--- Start ---
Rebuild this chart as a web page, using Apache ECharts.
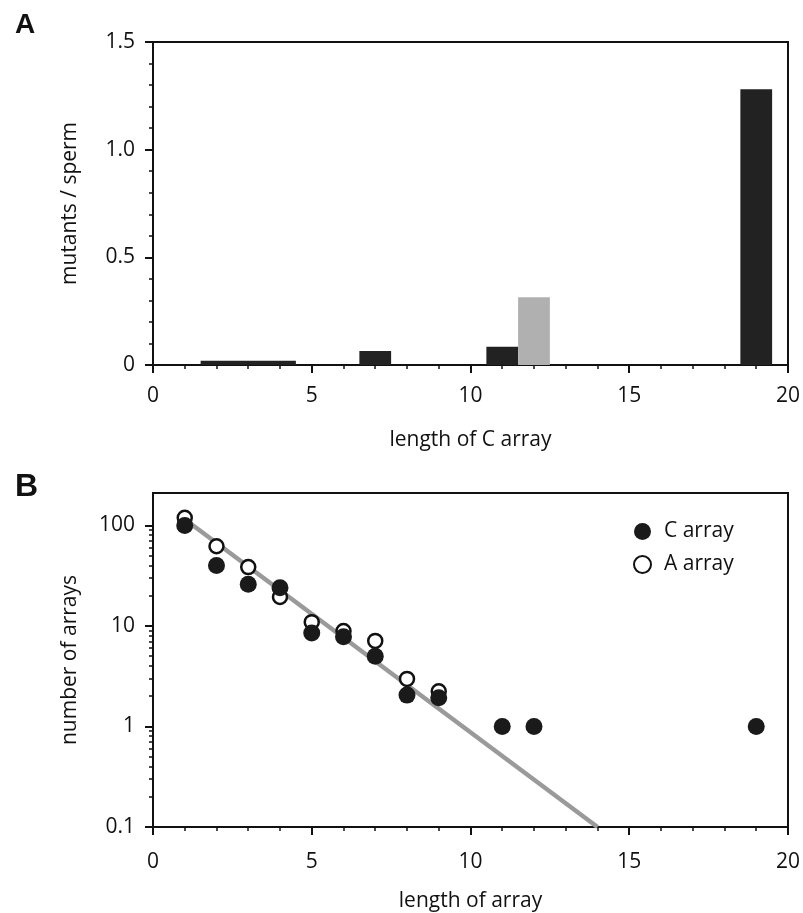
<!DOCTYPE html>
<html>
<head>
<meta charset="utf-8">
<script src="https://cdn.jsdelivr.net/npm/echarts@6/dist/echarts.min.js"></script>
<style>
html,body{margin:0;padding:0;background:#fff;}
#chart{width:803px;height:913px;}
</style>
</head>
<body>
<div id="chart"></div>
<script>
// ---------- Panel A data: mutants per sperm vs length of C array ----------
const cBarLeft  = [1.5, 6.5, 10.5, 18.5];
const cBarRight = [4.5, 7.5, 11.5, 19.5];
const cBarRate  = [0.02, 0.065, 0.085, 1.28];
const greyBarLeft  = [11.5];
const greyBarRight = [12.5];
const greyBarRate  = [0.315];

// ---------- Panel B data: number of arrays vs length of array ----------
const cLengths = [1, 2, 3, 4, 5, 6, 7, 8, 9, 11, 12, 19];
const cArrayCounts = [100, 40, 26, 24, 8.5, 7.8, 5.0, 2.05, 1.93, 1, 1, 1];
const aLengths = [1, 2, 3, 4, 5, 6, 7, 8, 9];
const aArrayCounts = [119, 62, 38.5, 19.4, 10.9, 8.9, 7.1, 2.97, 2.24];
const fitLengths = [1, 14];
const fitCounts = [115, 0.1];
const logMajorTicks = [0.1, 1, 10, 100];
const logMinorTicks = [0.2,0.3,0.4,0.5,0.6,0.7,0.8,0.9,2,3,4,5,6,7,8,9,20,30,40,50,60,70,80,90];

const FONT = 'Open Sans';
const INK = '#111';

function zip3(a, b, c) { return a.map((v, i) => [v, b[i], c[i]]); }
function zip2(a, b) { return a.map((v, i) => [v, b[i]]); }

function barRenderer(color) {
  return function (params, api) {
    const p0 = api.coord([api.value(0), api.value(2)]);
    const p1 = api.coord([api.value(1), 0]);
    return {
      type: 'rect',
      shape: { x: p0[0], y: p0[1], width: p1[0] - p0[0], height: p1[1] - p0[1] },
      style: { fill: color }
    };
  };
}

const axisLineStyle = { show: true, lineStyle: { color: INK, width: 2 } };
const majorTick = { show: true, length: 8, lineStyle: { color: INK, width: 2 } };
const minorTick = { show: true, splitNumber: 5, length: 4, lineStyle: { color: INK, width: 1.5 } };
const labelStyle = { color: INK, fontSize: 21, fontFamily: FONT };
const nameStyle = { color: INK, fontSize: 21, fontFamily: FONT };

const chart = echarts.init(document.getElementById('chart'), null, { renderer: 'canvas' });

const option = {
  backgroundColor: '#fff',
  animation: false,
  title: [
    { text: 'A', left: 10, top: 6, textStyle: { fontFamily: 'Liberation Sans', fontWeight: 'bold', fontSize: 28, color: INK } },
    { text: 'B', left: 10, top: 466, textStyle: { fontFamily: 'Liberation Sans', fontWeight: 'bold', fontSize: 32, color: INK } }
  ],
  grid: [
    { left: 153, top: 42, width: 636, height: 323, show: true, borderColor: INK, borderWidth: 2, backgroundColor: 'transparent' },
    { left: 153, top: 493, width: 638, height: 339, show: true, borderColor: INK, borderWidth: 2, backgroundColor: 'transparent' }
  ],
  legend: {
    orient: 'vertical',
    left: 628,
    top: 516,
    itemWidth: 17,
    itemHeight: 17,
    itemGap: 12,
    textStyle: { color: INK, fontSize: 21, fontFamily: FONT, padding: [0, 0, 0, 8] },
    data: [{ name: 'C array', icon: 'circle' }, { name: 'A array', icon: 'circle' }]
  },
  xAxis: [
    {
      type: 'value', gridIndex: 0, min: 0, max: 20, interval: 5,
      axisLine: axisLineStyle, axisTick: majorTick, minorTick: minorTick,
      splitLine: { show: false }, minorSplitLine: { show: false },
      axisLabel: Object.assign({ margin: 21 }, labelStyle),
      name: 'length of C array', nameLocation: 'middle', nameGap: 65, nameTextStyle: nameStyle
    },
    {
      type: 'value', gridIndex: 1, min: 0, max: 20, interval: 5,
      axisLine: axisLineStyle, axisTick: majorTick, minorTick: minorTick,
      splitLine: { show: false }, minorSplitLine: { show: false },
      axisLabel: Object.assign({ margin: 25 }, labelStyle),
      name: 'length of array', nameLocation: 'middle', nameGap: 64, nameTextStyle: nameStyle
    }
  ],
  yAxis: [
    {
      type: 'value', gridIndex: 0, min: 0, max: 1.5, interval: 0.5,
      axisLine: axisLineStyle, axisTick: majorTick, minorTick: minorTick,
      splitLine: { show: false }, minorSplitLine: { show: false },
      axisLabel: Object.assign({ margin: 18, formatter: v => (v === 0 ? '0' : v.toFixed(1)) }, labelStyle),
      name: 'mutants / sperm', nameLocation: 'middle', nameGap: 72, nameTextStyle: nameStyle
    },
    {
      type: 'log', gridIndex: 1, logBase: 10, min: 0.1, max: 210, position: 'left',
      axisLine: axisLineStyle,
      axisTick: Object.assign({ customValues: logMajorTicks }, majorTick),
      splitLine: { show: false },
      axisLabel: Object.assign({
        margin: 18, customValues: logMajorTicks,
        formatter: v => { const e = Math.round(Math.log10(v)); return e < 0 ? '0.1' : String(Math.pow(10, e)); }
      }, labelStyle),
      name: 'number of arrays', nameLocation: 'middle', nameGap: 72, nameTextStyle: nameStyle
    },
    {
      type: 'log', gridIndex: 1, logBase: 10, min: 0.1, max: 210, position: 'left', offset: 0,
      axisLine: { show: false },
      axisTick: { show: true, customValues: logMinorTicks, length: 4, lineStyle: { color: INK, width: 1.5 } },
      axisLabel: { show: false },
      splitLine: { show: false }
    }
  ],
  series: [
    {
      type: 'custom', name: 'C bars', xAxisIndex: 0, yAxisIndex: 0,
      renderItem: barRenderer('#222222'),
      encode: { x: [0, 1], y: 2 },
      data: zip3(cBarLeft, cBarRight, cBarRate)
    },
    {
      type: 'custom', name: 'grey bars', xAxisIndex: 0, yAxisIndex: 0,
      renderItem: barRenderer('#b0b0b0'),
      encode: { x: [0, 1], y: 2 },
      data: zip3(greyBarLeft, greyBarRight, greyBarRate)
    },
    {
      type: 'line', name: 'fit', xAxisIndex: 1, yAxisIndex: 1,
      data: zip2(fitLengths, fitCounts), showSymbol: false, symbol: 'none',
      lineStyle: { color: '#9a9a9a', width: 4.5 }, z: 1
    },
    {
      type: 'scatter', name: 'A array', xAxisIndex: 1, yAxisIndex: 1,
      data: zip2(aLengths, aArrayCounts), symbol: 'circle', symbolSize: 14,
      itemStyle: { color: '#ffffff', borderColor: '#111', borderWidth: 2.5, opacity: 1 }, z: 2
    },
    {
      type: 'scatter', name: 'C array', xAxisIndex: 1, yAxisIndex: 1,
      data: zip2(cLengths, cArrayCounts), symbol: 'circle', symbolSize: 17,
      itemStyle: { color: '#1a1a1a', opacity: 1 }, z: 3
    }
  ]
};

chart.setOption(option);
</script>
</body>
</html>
--- End ---
Goal of the exercise
Without the pictures, write out the whole listing above exactly as it appears.

Solution to this problem
Rebuild this chart as a web page, using Apache ECharts.
<!DOCTYPE html>
<html>
<head>
<meta charset="utf-8">
<script src="https://cdn.jsdelivr.net/npm/echarts@6/dist/echarts.min.js"></script>
<style>
html,body{margin:0;padding:0;background:#fff;}
#chart{width:803px;height:913px;}
</style>
</head>
<body>
<div id="chart"></div>
<script>
// ---------- Panel A data: mutants per sperm vs length of C array ----------
const cBarLeft  = [1.5, 6.5, 10.5, 18.5];
const cBarRight = [4.5, 7.5, 11.5, 19.5];
const cBarRate  = [0.02, 0.065, 0.085, 1.28];
const greyBarLeft  = [11.5];
const greyBarRight = [12.5];
const greyBarRate  = [0.315];

// ---------- Panel B data: number of arrays vs length of array ----------
const cLengths = [1, 2, 3, 4, 5, 6, 7, 8, 9, 11, 12, 19];
const cArrayCounts = [100, 40, 26, 24, 8.5, 7.8, 5.0, 2.05, 1.93, 1, 1, 1];
const aLengths = [1, 2, 3, 4, 5, 6, 7, 8, 9];
const aArrayCounts = [119, 62, 38.5, 19.4, 10.9, 8.9, 7.1, 2.97, 2.24];
const fitLengths = [1, 14];
const fitCounts = [115, 0.1];
const logMajorTicks = [0.1, 1, 10, 100];
const logMinorTicks = [0.2,0.3,0.4,0.5,0.6,0.7,0.8,0.9,2,3,4,5,6,7,8,9,20,30,40,50,60,70,80,90];

const FONT = 'Open Sans';
const INK = '#111';

function zip3(a, b, c) { return a.map((v, i) => [v, b[i], c[i]]); }
function zip2(a, b) { return a.map((v, i) => [v, b[i]]); }

function barRenderer(color) {
  return function (params, api) {
    const p0 = api.coord([api.value(0), api.value(2)]);
    const p1 = api.coord([api.value(1), 0]);
    return {
      type: 'rect',
      shape: { x: p0[0], y: p0[1], width: p1[0] - p0[0], height: p1[1] - p0[1] },
      style: { fill: color }
    };
  };
}

const axisLineStyle = { show: true, lineStyle: { color: INK, width: 2 } };
const majorTick = { show: true, length: 8, lineStyle: { color: INK, width: 2 } };
const minorTick = { show: true, splitNumber: 5, length: 4, lineStyle: { color: INK, width: 1.5 } };
const labelStyle = { color: INK, fontSize: 21, fontFamily: FONT };
const nameStyle = { color: INK, fontSize: 21, fontFamily: FONT };

const chart = echarts.init(document.getElementById('chart'), null, { renderer: 'canvas' });

const option = {
  backgroundColor: '#fff',
  animation: false,
  title: [
    { text: 'A', left: 10, top: 6, textStyle: { fontFamily: 'Liberation Sans', fontWeight: 'bold', fontSize: 28, color: INK } },
    { text: 'B', left: 10, top: 466, textStyle: { fontFamily: 'Liberation Sans', fontWeight: 'bold', fontSize: 32, color: INK } }
  ],
  grid: [
    { left: 153, top: 42, width: 636, height: 323, show: true, borderColor: INK, borderWidth: 2, backgroundColor: 'transparent' },
    { left: 153, top: 493, width: 638, height: 339, show: true, borderColor: INK, borderWidth: 2, backgroundColor: 'transparent' }
  ],
  legend: {
    orient: 'vertical',
    left: 628,
    top: 516,
    itemWidth: 17,
    itemHeight: 17,
    itemGap: 12,
    textStyle: { color: INK, fontSize: 21, fontFamily: FONT, padding: [0, 0, 0, 8] },
    data: [{ name: 'C array', icon: 'circle' }, { name: 'A array', icon: 'circle' }]
  },
  xAxis: [
    {
      type: 'value', gridIndex: 0, min: 0, max: 20, interval: 5,
      axisLine: axisLineStyle, axisTick: majorTick, minorTick: minorTick,
      splitLine: { show: false }, minorSplitLine: { show: false },
      axisLabel: Object.assign({ margin: 21 }, labelStyle),
      name: 'length of C array', nameLocation: 'middle', nameGap: 65, nameTextStyle: nameStyle
    },
    {
      type: 'value', gridIndex: 1, min: 0, max: 20, interval: 5,
      axisLine: axisLineStyle, axisTick: majorTick, minorTick: minorTick,
      splitLine: { show: false }, minorSplitLine: { show: false },
      axisLabel: Object.assign({ margin: 25 }, labelStyle),
      name: 'length of array', nameLocation: 'middle', nameGap: 64, nameTextStyle: nameStyle
    }
  ],
  yAxis: [
    {
      type: 'value', gridIndex: 0, min: 0, max: 1.5, interval: 0.5,
      axisLine: axisLineStyle, axisTick: majorTick, minorTick: minorTick,
      splitLine: { show: false }, minorSplitLine: { show: false },
      axisLabel: Object.assign({ margin: 18, formatter: v => (v === 0 ? '0' : v.toFixed(1)) }, labelStyle),
      name: 'mutants / sperm', nameLocation: 'middle', nameGap: 72, nameTextStyle: nameStyle
    },
    {
      type: 'log', gridIndex: 1, logBase: 10, min: 0.1, max: 210, position: 'left',
      axisLine: axisLineStyle,
      axisTick: Object.assign({ customValues: logMajorTicks }, majorTick),
      splitLine: { show: false },
      axisLabel: Object.assign({
        margin: 18, customValues: logMajorTicks,
        formatter: v => { const e = Math.round(Math.log10(v)); return e < 0 ? '0.1' : String(Math.pow(10, e)); }
      }, labelStyle),
      name: 'number of arrays', nameLocation: 'middle', nameGap: 72, nameTextStyle: nameStyle
    },
    {
      type: 'log', gridIndex: 1, logBase: 10, min: 0.1, max: 210, position: 'left', offset: 0,
      axisLine: { show: false },
      axisTick: { show: true, customValues: logMinorTicks, length: 4, lineStyle: { color: INK, width: 1.5 } },
      axisLabel: { show: false },
      splitLine: { show: false }
    }
  ],
  series: [
    {
      type: 'custom', name: 'C bars', xAxisIndex: 0, yAxisIndex: 0,
      renderItem: barRenderer('#222222'),
      encode: { x: [0, 1], y: 2 },
      data: zip3(cBarLeft, cBarRight, cBarRate)
    },
    {
      type: 'custom', name: 'grey bars', xAxisIndex: 0, yAxisIndex: 0,
      renderItem: barRenderer('#b0b0b0'),
      encode: { x: [0, 1], y: 2 },
      data: zip3(greyBarLeft, greyBarRight, greyBarRate)
    },
    {
      type: 'line', name: 'fit', xAxisIndex: 1, yAxisIndex: 1,
      data: zip2(fitLengths, fitCounts), showSymbol: false, symbol: 'none',
      lineStyle: { color: '#9a9a9a', width: 4.5 }, z: 1
    },
    {
      type: 'scatter', name: 'A array', xAxisIndex: 1, yAxisIndex: 1,
      data: zip2(aLengths, aArrayCounts), symbol: 'circle', symbolSize: 14,
      itemStyle: { color: '#ffffff', borderColor: '#111', borderWidth: 2.5, opacity: 1 }, z: 2
    },
    {
      type: 'scatter', name: 'C array', xAxisIndex: 1, yAxisIndex: 1,
      data: zip2(cLengths, cArrayCounts), symbol: 'circle', symbolSize: 17,
      itemStyle: { color: '#1a1a1a', opacity: 1 }, z: 3
    }
  ]
};

chart.setOption(option);
</script>
</body>
</html>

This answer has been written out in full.